Meyer was nominated as coach of the year by SA Rugby magazine in 2005, inducted into the University of Pretoria Sports Hall of Fame in 2006 and  was a Tukkies Laureate winner in 2007. His stellar performance earned him a reputation as South Africa’s most successful coach, and Meyer was a popular choice to take over from Jake White as national rugby coach in 2008 – but that was not to be.

The father of three sons, feeling disillusioned, resigned from rugby that year but was enticed back to coaching by an offer to take up a position of head coach for the UK-based Leicester Tigers. He filled the role for eight months before retuning to South Africa for personal reasons and then taking up an executive oversight role with the Blue Bulls as well as taking on an advisory role for the Tuks Varsity Cup.

Four years after missing out on the coveted top job, Meyer, known as a tough coach who demands the best of his players, was the top contender for national coach again this year.
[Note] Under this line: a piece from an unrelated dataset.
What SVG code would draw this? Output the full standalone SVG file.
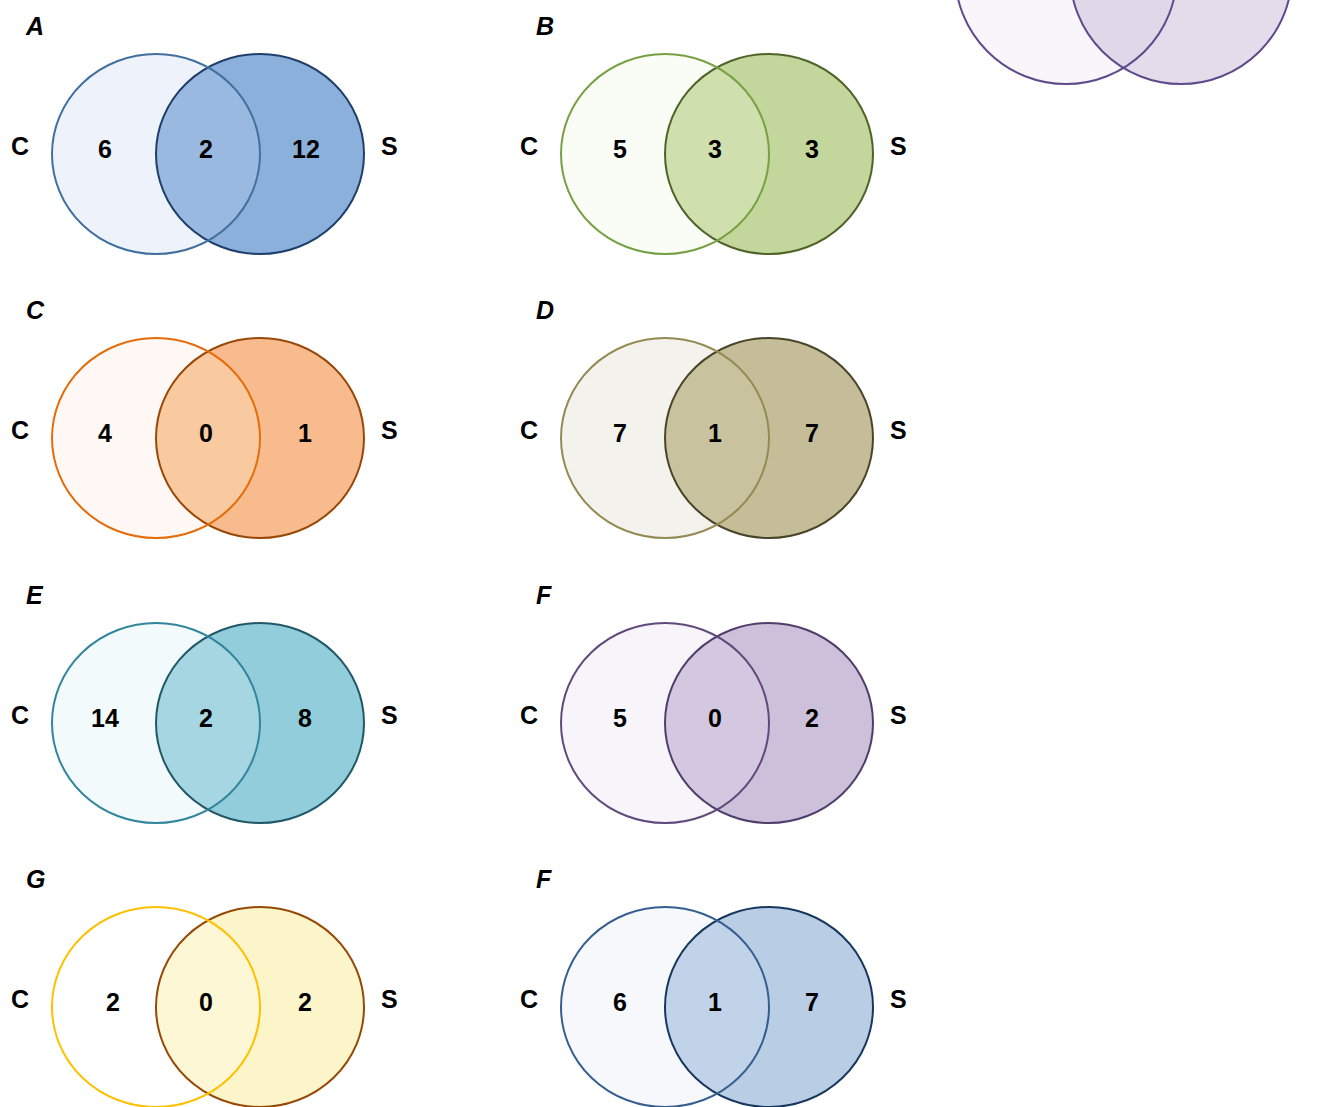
<svg xmlns="http://www.w3.org/2000/svg" width="1341" height="1107" viewBox="0 0 1341 1107">
<style>
.t{font-family:"Liberation Sans","Open Sans",Arial,sans-serif;font-weight:bold;font-size:25px;fill:#000}
.n{text-anchor:middle}
.p{font-style:italic;font-size:25px}
.s{stroke-width:2}
</style>
<defs>
<path id="lens" d="M208 67.4A104 100 0 0 1 208 240.6A104 100 0 0 1 208 67.4Z"/>
</defs>
<rect width="1341" height="1107" fill="#fff"/>
<g id="partial">
<circle cx="1181" cy="-27" r="111" fill="#e4dcea"/>
<circle cx="1066" cy="-27" r="111" fill="#f8f6fa"/>
<path d="M1123.5 68A111 111 0 0 0 1123.5 -122A111 111 0 0 0 1123.5 68Z" fill="#e0d8e8"/>
<circle cx="1181" cy="-27" r="111" fill="none" stroke="#5f4b8b" stroke-width="2"/>
<circle cx="1066" cy="-27" r="111" fill="none" stroke="#5f4b8b" stroke-width="2"/>
</g>
<g id="panelA">
<ellipse cx="260" cy="154" rx="104" ry="100" fill="#8cb0dc"/>
<ellipse cx="156" cy="154" rx="104" ry="100" fill="#eef3fb"/>
<use href="#lens" fill="#9ab9e0"/>
<ellipse class="s" cx="260" cy="154" rx="104" ry="100" fill="none" stroke="#1f3f6b"/>
<ellipse class="s" cx="156" cy="154" rx="104" ry="100" fill="none" stroke="#41709f"/>
<text class="t p" x="26" y="35">A</text>
<text class="t" x="11" y="155">C</text><text class="t" x="381" y="155">S</text>
<text class="t n" x="105" y="158">6</text><text class="t n" x="206" y="158">2</text><text class="t n" x="306" y="158">12</text>
</g>
<g id="panelB" transform="translate(509 0)">
<ellipse cx="260" cy="154" rx="104" ry="100" fill="#c3d69b"/>
<ellipse cx="156" cy="154" rx="104" ry="100" fill="#fafcf6"/>
<use href="#lens" fill="#cfdfae"/>
<ellipse class="s" cx="260" cy="154" rx="104" ry="100" fill="none" stroke="#4f6228"/>
<ellipse class="s" cx="156" cy="154" rx="104" ry="100" fill="none" stroke="#77a043"/>
<text class="t p" x="27" y="35">B</text>
<text class="t" x="11" y="155">C</text><text class="t" x="381" y="155">S</text>
<text class="t n" x="111" y="158">5</text><text class="t n" x="206" y="158">3</text><text class="t n" x="303" y="158">3</text>
</g>
<g id="panelC" transform="translate(0 284)">
<ellipse cx="260" cy="154" rx="104" ry="100" fill="#f7bb8d"/>
<ellipse cx="156" cy="154" rx="104" ry="100" fill="#fff8f4"/>
<use href="#lens" fill="#f9c9a0"/>
<ellipse class="s" cx="260" cy="154" rx="104" ry="100" fill="none" stroke="#984807"/>
<ellipse class="s" cx="156" cy="154" rx="104" ry="100" fill="none" stroke="#e46c0a"/>
<text class="t p" x="26" y="35">C</text>
<text class="t" x="11" y="155">C</text><text class="t" x="381" y="155">S</text>
<text class="t n" x="105" y="158">4</text><text class="t n" x="206" y="158">0</text><text class="t n" x="305" y="158">1</text>
</g>
<g id="panelD" transform="translate(509 284)">
<ellipse cx="260" cy="154" rx="104" ry="100" fill="#c4bd97"/>
<ellipse cx="156" cy="154" rx="104" ry="100" fill="#f3f2ec"/>
<use href="#lens" fill="#c9c29f"/>
<ellipse class="s" cx="260" cy="154" rx="104" ry="100" fill="none" stroke="#494429"/>
<ellipse class="s" cx="156" cy="154" rx="104" ry="100" fill="none" stroke="#948a54"/>
<text class="t p" x="27" y="35">D</text>
<text class="t" x="11" y="155">C</text><text class="t" x="381" y="155">S</text>
<text class="t n" x="111" y="158">7</text><text class="t n" x="206" y="158">1</text><text class="t n" x="303" y="158">7</text>
</g>
<g id="panelE" transform="translate(0 569)">
<ellipse cx="260" cy="154" rx="104" ry="100" fill="#92cddc"/>
<ellipse cx="156" cy="154" rx="104" ry="100" fill="#f3fafc"/>
<use href="#lens" fill="#a6d6e2"/>
<ellipse class="s" cx="260" cy="154" rx="104" ry="100" fill="none" stroke="#205867"/>
<ellipse class="s" cx="156" cy="154" rx="104" ry="100" fill="none" stroke="#31859c"/>
<text class="t p" x="26" y="35">E</text>
<text class="t" x="11" y="155">C</text><text class="t" x="381" y="155">S</text>
<text class="t n" x="105" y="158">14</text><text class="t n" x="206" y="158">2</text><text class="t n" x="305" y="158">8</text>
</g>
<g id="panelF" transform="translate(509 569)">
<ellipse cx="260" cy="154" rx="104" ry="100" fill="#ccc0da"/>
<ellipse cx="156" cy="154" rx="104" ry="100" fill="#f7f5fa"/>
<use href="#lens" fill="#d3c8e0"/>
<ellipse class="s" cx="260" cy="154" rx="104" ry="100" fill="none" stroke="#4f3d6b"/>
<ellipse class="s" cx="156" cy="154" rx="104" ry="100" fill="none" stroke="#604a7b"/>
<text class="t p" x="27" y="35">F</text>
<text class="t" x="11" y="155">C</text><text class="t" x="381" y="155">S</text>
<text class="t n" x="111" y="158">5</text><text class="t n" x="206" y="158">0</text><text class="t n" x="303" y="158">2</text>
</g>
<g id="panelG" transform="translate(0 853)">
<ellipse cx="260" cy="154" rx="104" ry="100" fill="#fcf5c9"/>
<ellipse cx="156" cy="154" rx="104" ry="100" fill="#ffffff"/>
<use href="#lens" fill="#fdf7d6"/>
<ellipse class="s" cx="260" cy="154" rx="104" ry="100" fill="none" stroke="#974806"/>
<ellipse class="s" cx="156" cy="154" rx="104" ry="100" fill="none" stroke="#ffc000"/>
<text class="t p" x="26" y="35">G</text>
<text class="t" x="11" y="155">C</text><text class="t" x="381" y="155">S</text>
<text class="t n" x="113" y="158">2</text><text class="t n" x="206" y="158">0</text><text class="t n" x="305" y="158">2</text>
</g>
<g id="panelF2" transform="translate(509 853)">
<ellipse cx="260" cy="154" rx="104" ry="100" fill="#b9cde5"/>
<ellipse cx="156" cy="154" rx="104" ry="100" fill="#f6f8fc"/>
<use href="#lens" fill="#c1d3e8"/>
<ellipse class="s" cx="260" cy="154" rx="104" ry="100" fill="none" stroke="#17375e"/>
<ellipse class="s" cx="156" cy="154" rx="104" ry="100" fill="none" stroke="#365f91"/>
<text class="t p" x="27" y="35">F</text>
<text class="t" x="11" y="155">C</text><text class="t" x="381" y="155">S</text>
<text class="t n" x="111" y="158">6</text><text class="t n" x="206" y="158">1</text><text class="t n" x="303" y="158">7</text>
</g>
</svg>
With the retirement of key players and a disappointing quarter-final in the 2011 Rugby World Cup under De Villiers, Meyer has inherited a team in the rebuilding stage – something Meyer has excelled at with the Blue Bulls in the past – and the unenviable task of balancing rebuilding a national team with the expectation of producing wins from the outset.

His decision to use younger players in recent matches against England has already drawn some harsh criticism, despite winning the first game. But it’s time to throw our support behind one of South Africa’s most successful coaches to date, and give him time to build our fine rugby players into a strong winning team and do the job the Rugby Union has hired him to do.